Every one of these loans is unique and different. Different geographic regions present different permit obstacles. It takes experienced and educated originator-partners to help buyers navigate the process in a quicker, easier and more satisfying way.

Without that component, it’s difficult to pull off seamless and easy transactions. That, in turn, leads to closing delays and dissatisfied borrowers. A better educated, more experienced originator can elevate the process and improve communication with buyers to help them work with contractors and deal with all the issues that can come up.

As an added benefit, originators skilled in renovation loans will likely find that Realtors will begin referring borrowers to them. An originator who not only can do the loan, but also understands the entire process flow and can help guide buyers through the whole process becomes a stronger partner for Realtors as well as borrowers.

What lies ahead

The industry is finally coming to grips with the changing homebuying landscape. Limited affordable inventory and a new type of buyer with specific needs requires a certain expertise.

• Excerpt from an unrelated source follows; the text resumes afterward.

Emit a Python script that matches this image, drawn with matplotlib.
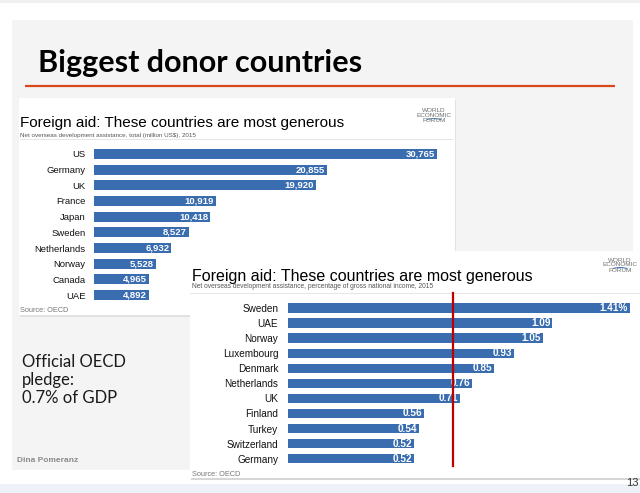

If originators don’t avail themselves of the information needed to master the products the marketplace currently demands, they are going to become outdated and unable to take advantage of the current marketplace.

2018 should see renovation experience its greatest growth ever. Homeowners will continue to stay put as they realize it’s not affordable to sell and buy elsewhere. Instead, it will be better to upgrade and invest in their existing property.

Next year also will continue to see our industry be influenced by the needs and demands of millennial buyers, with their economic restrictions and tremendous exposure to what’s new and possible in a home, thanks to TV and the internet. In short, originators can expect what was once unexpected as a norm: The old need for new will become a nod toward the newly improved.